Alternatively, Isua ultramafic rocks may have interacted with other
co-exisitng melt / rock types instead of the tholeiitic basalts. TTGs
can be excluded because these crust partial melting products (e.g.,
Nagel et al. 2012) would have
radiogenic 187Os/188Os signatures
(e.g., Gannoun et al. 2016), which is inconsistent with the overall
unradiogenic 187Os/188Os values of
Isua meta-peridotite lens samples (Waterton et al. 2022). Instead,
mixing with evolved melts formed by fractional crystallization of
basaltic magmas can explain the geochemistry of Isua and Pilbara
ultramafic rocks (Fig. 10b ). For example, in the East Pilbara
Terrane, minor andesites can be found in thick (ultra)mafic to felsic
volcanic successions (Smithies et al. 2007), which may be co-genetic
with lava fractional crystallization. These andesites
(SiO2 ≈ 54 to 61 wt.%) have flat to mildly fractionated
REE patterns (Fig. 10b ). Simple binary mixing models show that
10% to 15% mixing between cumulate olivine (Waterton et al. 2022) and
a component with Pilbara andesite REE compositions can successfully
reproduce REE systematics of Pilbara ultramafic rocks, especially their
mildly fractionated LREE and negative Eu anomalies (Fig. 10b )
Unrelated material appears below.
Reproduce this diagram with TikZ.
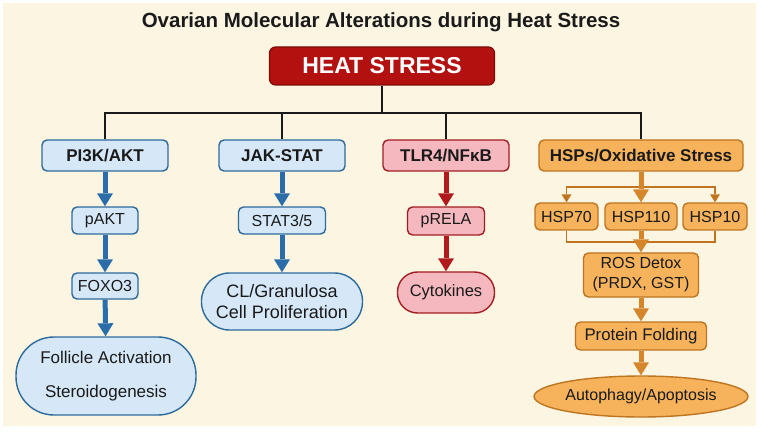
\documentclass[tikz,border=0pt]{standalone}
\usepackage{fontspec}
\setmainfont{Liberation Sans}
\usetikzlibrary{arrows.meta,shapes.geometric}
\definecolor{cream}{HTML}{FBF5E2}
\definecolor{hred}{HTML}{B3110F}
\definecolor{hredd}{HTML}{7E0B0A}
\definecolor{bfill}{HTML}{D6E8F7}
\definecolor{bline}{HTML}{2D6A9C}
\definecolor{barr}{HTML}{2A6DA8}
\definecolor{pfill}{HTML}{F4B8BE}
\definecolor{pline}{HTML}{A11E24}
\definecolor{parr}{HTML}{B01A1C}
\definecolor{ofill}{HTML}{F6B35C}
\definecolor{oline}{HTML}{BF7420}
\definecolor{oarr}{HTML}{D5852A}
\definecolor{ink}{HTML}{1A1A1A}
\tikzset{
  box/.style={rectangle, rounded corners=5pt, line width=1.4pt, inner sep=0pt, align=center, text=ink, font=\fontsize{16}{20}\selectfont},
  hbox/.style={box, font=\fontsize{17}{20}\selectfont\bfseries},
  blue/.style={fill=bfill, draw=bline},
  pink/.style={fill=pfill, draw=pline},
  orng/.style={fill=ofill, draw=oline},
  bigarr/.style={line width=5pt, -{Triangle[width=16pt,length=13pt,line width=0pt]}},
  thinarr/.style={draw=oline, line width=1.6pt, -{Triangle[width=10pt,length=8pt,line width=0pt]}},
  busline/.style={draw=ink, line width=1.4pt},
}
\begin{document}
\begin{tikzpicture}[x=1pt,y=-1pt]
\useasboundingbox (0,0) rectangle (762,435);
\fill[white] (0,0) rectangle (762,435);
\fill[cream] (3,3) rectangle (756,426);

\node[font=\fontsize{20.5}{24}\selectfont\bfseries, text=ink] (title) at (381,22) {Ovarian Molecular Alterations during Heat Stress};

\node[rectangle, rounded corners=6pt, fill=hred, draw=hredd, line width=1.2pt, minimum width=225pt, minimum height=38pt, inner sep=0pt, text=white, font=\fontsize{23}{26}\selectfont\bfseries] (heat) at (382,66) {HEAT STRESS};

% branch heads
\node[hbox, blue, minimum width=126pt, minimum height=31pt] (pi3k) at (105,155.5) {PI3K/AKT};
\node[hbox, blue, minimum width=126pt, minimum height=31pt] (jak) at (282,155.5) {JAK-STAT};
\node[hbox, pink, minimum width=126pt, minimum height=31pt] (tlr) at (446,155.5) {TLR4/NFκB};
\node[hbox, orng, minimum width=204pt, minimum height=31pt] (hsp) at (641,155.5) {HSPs/Oxidative Stress};

% bus
\coordinate (bus) at (0,113);
\draw[busline] (heat.south) -- (heat.south |- bus);
\draw[busline] (pi3k.north) -- (pi3k.north |- bus) -- (hsp.north |- bus) -- (hsp.north);
\draw[busline] (jak.north) -- (jak.north |- bus);
\draw[busline] (tlr.north) -- (tlr.north |- bus);

% PI3K column
\node[box, blue, minimum width=66pt, minimum height=27pt] (pakt) at (105,220.5) {pAKT};
\node[box, blue, minimum width=66pt, minimum height=26pt] (foxo) at (105,286) {FOXO3};
\node[box, blue, rounded corners=38pt, minimum width=180pt, minimum height=78pt, font=\fontsize{17}{20}\selectfont] (foll) at (106,376) {Follicle Activation\\[14pt]Steroidogenesis};

% JAK column
\node[box, blue, minimum width=87pt, minimum height=27pt] (stat) at (282,220.5) {STAT3/5};
\node[box, blue, rounded corners=28pt, minimum width=161pt, minimum height=57pt, font=\fontsize{18}{20.5}\selectfont] (cl) at (282,301.5) {CL/Granulosa\\Cell Proliferation};

% TLR column
\node[box, pink, minimum width=77pt, minimum height=28pt] (prela) at (446,221) {pRELA};
\node[box, pink, rounded corners=20pt, minimum width=97pt, minimum height=41pt, font=\fontsize{16.5}{20}\selectfont] (cyto) at (446,292.5) {Cytokines};

% HSP column
\node[box, orng, minimum width=63pt, minimum height=27pt] (h70) at (566.5,216.5) {HSP70};
\node[box, orng, minimum width=72pt, minimum height=27pt] (h110) at (641,216.5) {HSP110};
\node[box, orng, minimum width=64pt, minimum height=27pt] (h10) at (715,216.5) {HSP10};
\node[box, orng, minimum width=115pt, minimum height=44pt] (ros) at (641,275) {ROS Detox\\(PRDX, GST)};
\node[box, orng, minimum width=131pt, minimum height=28pt, font=\fontsize{16.8}{20}\selectfont] (fold) at (641,336) {Protein Folding};
\node[ellipse, line width=1.4pt, orng, inner sep=0pt, minimum width=201pt, minimum height=41pt, text=ink, font=\fontsize{16}{20}\selectfont] (auto) at (641,396.5) {Autophagy/Apoptosis};

% arrows blue
\draw[bigarr, barr] (pi3k) -- (pakt);
\draw[bigarr, barr] (pakt) -- (foxo);
\draw[bigarr, barr] (foxo) -- (foll);
\draw[bigarr, barr] (jak) -- (stat);
\draw[bigarr, barr] (stat) -- (cl);
% arrows red
\draw[bigarr, parr] (tlr) -- (prela);
\draw[bigarr, parr] (prela) -- (cyto);
% arrows orange
\coordinate (split) at (0,187);
\draw[thinarr] (hsp.south |- split) -| (h70.north);
\draw[thinarr] (hsp.south |- split) -| (h10.north);
\draw[bigarr, oarr] (hsp) -- (h110);
\coordinate (merge) at (0,242);
\draw[draw=oline, line width=1.6pt] (h70.south) |- (h110.south |- merge) -| (h10.south);
\draw[bigarr, oarr] (h110) -- (ros);
\draw[bigarr, oarr] (ros) -- (fold);
\draw[bigarr, oarr] (fold) -- (auto);
\end{tikzpicture}
\end{document}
which cannot be accounted only by mixing with potentially coeval Pilbara
tholeiitic basalts (Fig. 10b ; cf.
Smithies et al. 2009 showing that
some ~3.5 Ga Pilbara basalts yield enriched and
fractionated LREE patterns). Although no HSE data are available for
these andesites, limited data obtained so far for melts with similar
andesitic composition (Day et al. 2013) indicate generally low HSE
contents in such melt type (e.g., Pt and Pd <3.1 ppb). Thus,
we envision that REE/HSE abundances of Pilbara ultramafic rocks can be
best explained by mixing with Pilbara andesites (Fig. 10b ).
Although such evolved components are not currently observed in the Isua
supracrustal belt, they are speculated to exist (Szilas et al. 2015) and
together with the observation that they may have been volumetrically
minor (as in Pilbara), they might be unexposed or remain undetected due
to ~90% thinning by regional deformation (e.g., Webb et
al., 2020). Indeed, several Isua ultramafic samples have enriched,
fractionated REEs and negative Eu anomalies (Figs. 7, 10a ),
indicating the presence of evolved components that may have compositions
similar to Pilbara andesites.
To conclude, in contrast to Waterton et al. (2022) who only interpret
that Isua ultramafic rocks formed by cumulates mixing with unspecified
co-genetic tholeiitic basaltic magmas, we specify that such melts must
be enriched in REEs but depleted in HSEs (especially Pt and Pd).
Possible candidates are (1) tholeiitic basalts that derived from deep
mantle and/or experienced sulphide removal in magma chambers; and (2)
evolved melts derived from fractional crystallization of basaltic
magmas. Because Isua and Pilbara ultramafic rocks show similar REE and
HSE systematics (Figs. 7, 8 ), mixing REE-enriched but
HSE-depleted melts with cumulus olivine ± chromite ± orthopyroxene can
explain the formation of both Isua and Pilbara ultramafic rocks, along
with potentially other Eoarchean ultramafic cumulates which show similar
REE and HSE geochemistry (Coggon et al. 2015; McIntyre et al. 2019).